[start RECORD SET]
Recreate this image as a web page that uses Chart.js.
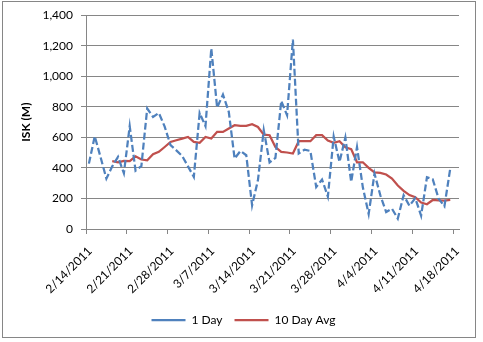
<!DOCTYPE html>
<html>
<head>
<meta charset="utf-8">
<script src="https://cdn.jsdelivr.net/npm/chart.js@4.4.0/dist/chart.umd.min.js"></script>
<style>
  body { margin: 0; background: #fff; }
  canvas { display: block; }
</style>
</head>
<body>
<canvas id="isk-chart" width="483" height="342"></canvas>
<script>
// --- data: one value per day, 2/14/2011 onwards ---
var tickLabels = ['2/14/2011', '2/21/2011', '2/28/2011', '3/7/2011', '3/14/2011',
	'3/21/2011', '3/28/2011', '4/4/2011', '4/11/2011', '4/18/2011'];

var oneDay = [
	428, 607, 470, 330, 410, 472, 365, 673, 382, 412,
	789, 734, 760, 670, 550, 515, 478, 410, 341, 760,
	673, 1182, 795, 880, 767, 461, 511, 483, 155, 319,
	647, 436, 465, 839, 745, 1241, 494, 520, 511, 275,
	324, 212, 605, 439, 599, 308, 537, 273, 98, 363,
	221, 111, 133, 68, 221, 152, 202, 87, 339, 325,
	199, 149, 396
];

var tenDayAvg = [
	null, null, null, null,
	444, 437, 446, 444, 476, 455, 450, 489, 505, 537,
	570, 581, 592, 603, 570, 564, 603, 592, 636, 636,
	658, 680, 675, 675, 686, 668, 618, 614, 537, 505,
	501, 494, 575, 575, 575, 614, 614, 579, 564, 575,
	535, 523, 437, 437, 400, 370, 368, 357, 330, 285,
	250, 222, 208, 173, 162, 190, 188, 186, 190
];

var yTicks = [0, 200, 400, 600, 800, 1000, 1200, 1400];

// each day sits in the middle of its own slot on the date axis
function toPoints(values) {
	return values.map(function(v, i) { return { x: i + 0.5, y: v }; });
}

var gray = '#868686';
var font = { family: 'Lato', size: 12 };

// thin frame round the whole chart
var frame = {
	id: 'frame',
	beforeDraw: function(chart) {
		var ctx = chart.ctx;
		ctx.save();
		ctx.fillStyle = '#fff';
		ctx.fillRect(0, 0, chart.width, chart.height);
		ctx.strokeStyle = gray;
		ctx.lineWidth = 1;
		ctx.strokeRect(2.5, 1.5, 473, 336);
		ctx.restore();
	}
};

var ctx = document.getElementById('isk-chart').getContext('2d');

var iskChart = new Chart(ctx, {
	type: 'line',
	data: {
		datasets: [{
			label: '1 Day',
			data: toPoints(oneDay),
			borderColor: '#4f81bd',
			backgroundColor: '#4f81bd',
			borderWidth: 2.25,
			borderDash: [7, 3],
			pointRadius: 0,
			tension: 0
		}, {
			label: '10 Day Avg',
			data: toPoints(tenDayAvg),
			borderColor: '#c0504d',
			backgroundColor: '#c0504d',
			borderWidth: 2.25,
			pointRadius: 0,
			tension: 0
		}]
	},
	options: {
		responsive: false,
		animation: false,
		layout: {
			padding: { left: 28, top: 15, right: 24, bottom: 6 }
		},
		plugins: {
			legend: {
				position: 'bottom',
				labels: {
					usePointStyle: true,
					pointStyle: 'line',
					pointStyleWidth: 34,
					color: '#000',
					font: font,
					padding: 12
				}
			},
			tooltip: { enabled: false }
		},
		scales: {
			x: {
				type: 'linear',
				min: 0,
				max: oneDay.length + 1,
				afterBuildTicks: function(scale) {
					scale.ticks = tickLabels.map(function(t, i) { return { value: i * 7 }; });
				},
				afterFit: function(scale) { scale.height = 73; },
				ticks: {
					autoSkip: false,
					maxRotation: 45,
					minRotation: 45,
					color: '#000',
					font: font,
					padding: 10,
					labelOffset: 4,
					callback: function(value) { return tickLabels[value / 7]; }
				},
				grid: {
					drawOnChartArea: false,
					drawTicks: true,
					tickLength: 5,
					color: gray
				},
				border: { color: gray }
			},
			y: {
				min: 0,
				max: 1400,
				afterBuildTicks: function(scale) {
					scale.ticks = yTicks.map(function(v) { return { value: v }; });
				},
				afterFit: function(scale) { scale.width = 58; },
				ticks: {
					color: '#000',
					font: font,
					padding: 8,
					callback: function(value) { return value.toLocaleString('en-US'); }
				},
				grid: {
					color: gray,
					tickLength: 5
				},
				border: { color: gray },
				title: {
					display: true,
					text: 'ISK (M)',
					color: '#000',
					font: { family: 'Lato', size: 12, weight: 'bold' },
					padding: { top: -9, bottom: 0 }
				}
			}
		}
	},
	plugins: [frame]
});
</script>
</body>
</html>
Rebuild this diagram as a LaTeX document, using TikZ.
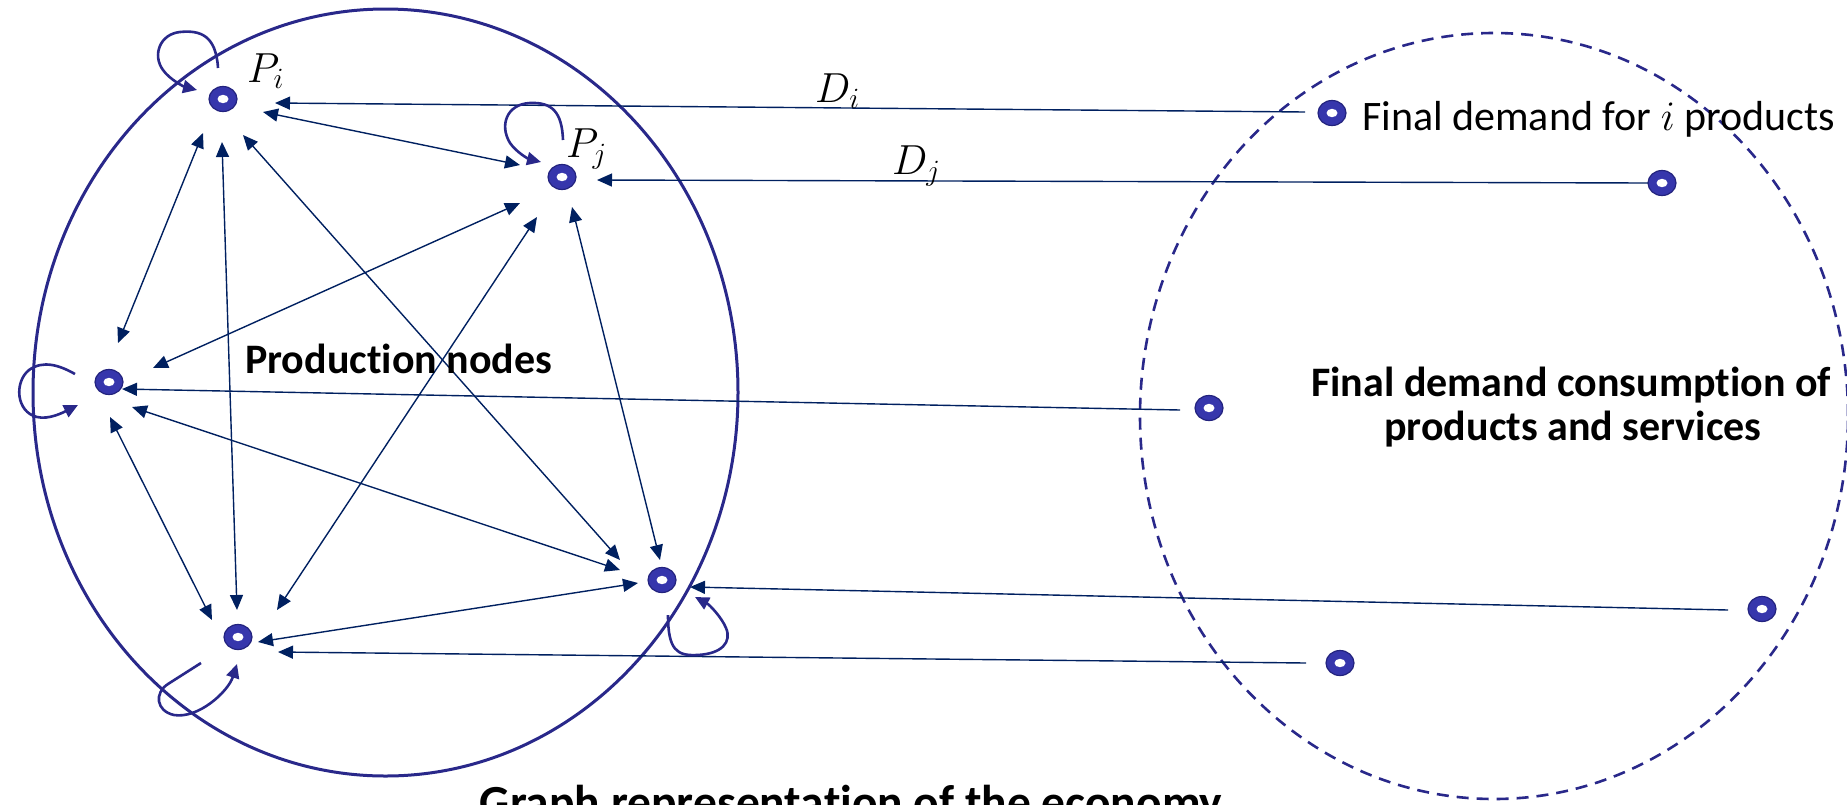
\RequirePackage{fix-cm}
\documentclass[tikz,border=0pt]{standalone}
\usepackage{fontspec}
\setmainfont{Carlito}[Ligatures=NoCommon]
\usetikzlibrary{arrows.meta,shapes.geometric}
\definecolor{navy}{HTML}{002060}
\definecolor{circblue}{HTML}{29288A}
\definecolor{ringfill}{HTML}{3636AC}
\definecolor{ringedge}{HTML}{23237E}
\begin{document}
\begin{tikzpicture}[x=1pt,y=-1pt,
  pnode/.style={ellipse, minimum width=28pt, minimum height=25pt, inner sep=0pt,
    fill=ringfill, draw=ringedge, line width=1.2pt,
    path picture={\fill[white] (path picture bounding box.center) ellipse [x radius=5.5pt, y radius=4.2pt];}},
  linkarr/.style={navy, line width=1.4pt, {Triangle[length=15pt,width=13pt]}-{Triangle[length=15pt,width=13pt]}},
  dmdarr/.style={navy, line width=1.4pt, -{Triangle[length=15pt,width=13pt]}},
  selfarr/.style={circblue, line width=2.6pt, -{Triangle[length=14pt,width=13pt]}},
  setshape/.style={ellipse, inner sep=0pt, draw=circblue},
  txt/.style={inner sep=0pt, font=\fontsize{42}{50}\selectfont},
  btxt/.style={inner sep=0pt, font=\fontsize{42}{50}\selectfont\bfseries},
  gtxt/.style={inner sep=0pt, font=\fontsize{47.5}{56}\selectfont\bfseries}
]
\useasboundingbox (0,0) rectangle (1847,804);

% the two sets
\node[setshape, line width=3pt, minimum width=705pt, minimum height=767pt] (prodset) at (385.5,392.5) {};
\node[setshape, line width=2.6pt, dash pattern=on 12pt off 8pt, minimum width=708pt, minimum height=766pt] (demset) at (1494,416) {};

% production nodes
\node[pnode] (Pi) at (223,99) {};
\node[pnode] (Pj) at (562,177) {};
\node[pnode] (Pl) at (109,382) {};
\node[pnode] (Pbl) at (238,637) {};
\node[pnode] (Pbr) at (662,580) {};
% final demand nodes
\node[pnode] (Fi) at (1332,113) {};
\node[pnode] (Fj) at (1662,183) {};
\node[pnode] (Fm) at (1209,408) {};
\node[pnode] (Fr) at (1762,609) {};
\node[pnode] (Fb) at (1340,663) {};

% links between production nodes
\draw[linkarr] ([shift={(40,13)}]Pi.center) -- ([shift={(-42,-12)}]Pj.center);
\draw[linkarr] ([shift={(-20,34)}]Pi.center) -- ([shift={(9,-39)}]Pl.center);
\draw[linkarr] ([shift={(-1,43)}]Pi.center) -- ([shift={(-1,-27)}]Pbl.center);
\draw[linkarr] ([shift={(20,36)}]Pi.center) -- ([shift={(-42,-20)}]Pbr.center);
\draw[linkarr] ([shift={(-42,26)}]Pj.center) -- ([shift={(44,-14)}]Pl.center);
\draw[linkarr] ([shift={(-25,40)}]Pj.center) -- ([shift={(39,-27)}]Pbl.center);
\draw[linkarr] ([shift={(10,30)}]Pj.center) -- ([shift={(-2,-20)}]Pbr.center);
\draw[linkarr] ([shift={(1,35)}]Pl.center) -- ([shift={(-26,-17)}]Pbl.center);
\draw[linkarr] ([shift={(23,25)}]Pl.center) -- ([shift={(-42,-10)}]Pbr.center);
\draw[linkarr] ([shift={(20,5)}]Pbl.center) -- ([shift={(-24,3)}]Pbr.center);

% final demand arrows
\draw[dmdarr] ([shift={(-27,-1)}]Fi.center) -- ([shift={(52,4)}]Pi.center);
\draw[dmdarr] ([shift={(-14,0)}]Fj.center) -- ([shift={(35,3)}]Pj.center);
\draw[dmdarr] ([shift={(-29,2)}]Fm.center) -- ([shift={(13,7)}]Pl.center);
\draw[dmdarr] ([shift={(-34,1)}]Fr.center) -- ([shift={(28,7)}]Pbr.center);
\draw[dmdarr] ([shift={(-34,0)}]Fb.center) -- ([shift={(40,15)}]Pbl.center);

% self loops
\begin{scope}[shift={(Pi.center)}]
  \draw[selfarr] (-5,-31) .. controls (-7,-64) and (-23,-69) .. (-43,-67)
    .. controls (-63,-65) and (-71,-44) .. (-60,-29)
    .. controls (-53,-19) and (-38,-12) .. (-26,-9);
\end{scope}
\begin{scope}[shift={(Pj.center)}]
  \draw[selfarr] (1,-37) .. controls (0,-65) and (-10,-75) .. (-32,-74)
    .. controls (-55,-73) and (-63,-52) .. (-52,-34)
    .. controls (-45,-24) and (-33,-18) .. (-21,-15);
\end{scope}
\begin{scope}[shift={(Pl.center)}]
  \draw[selfarr] (-34,-8) .. controls (-50,-17) and (-66,-22) .. (-80,-12)
    .. controls (-95,0) and (-93,30) .. (-72,35)
    .. controls (-60,38) and (-45,30) .. (-31,23);
\end{scope}
\begin{scope}[shift={(Pbl.center)}]
  \draw[selfarr] (-37,26) -- (-70,47) .. controls (-84,56) and (-82,74) .. (-64,78)
    .. controls (-40,82) and (-10,55) .. (-1,27);
\end{scope}
\begin{scope}[shift={(Pbr.center)}]
  \draw[selfarr] (6,35) .. controls (6,70) and (15,76) .. (35,75)
    .. controls (60,74) and (70,62) .. (64,48)
    .. controls (60,38) and (48,25) .. (33,17);
\end{scope}

% labels
\node[txt, anchor=base west] (lPi) at (247,82) {$P_i$};
\node[txt, anchor=base west] (lPj) at (566,157) {$P_j$};
\node[txt, anchor=base west] (lDi) at (815,102) {$D_i$};
\node[txt, anchor=base west] (lDj) at (892,174) {$D_j$};
\node[txt, anchor=base west] (lFi) at (1362,130) {Final demand for $i$ products};
\node[btxt, anchor=base west] (lProd) at (245,373) {Production nodes};
\node[btxt, anchor=base] (lF1) at (1571,396) {Final demand consumption of};
\node[btxt, anchor=base] (lF2) at (1573,440) {products and services};
\node[gtxt, anchor=base] (lG) at (851,818) {Graph representation of the economy};
\end{tikzpicture}
\end{document}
[end RECORD SET]
» REQUEST: Copy each line of the records above that carries the word "this".

» TASK ANSWER:
Recreate this image as a web page that uses Chart.js.
Rebuild this diagram as a LaTeX document, using TikZ.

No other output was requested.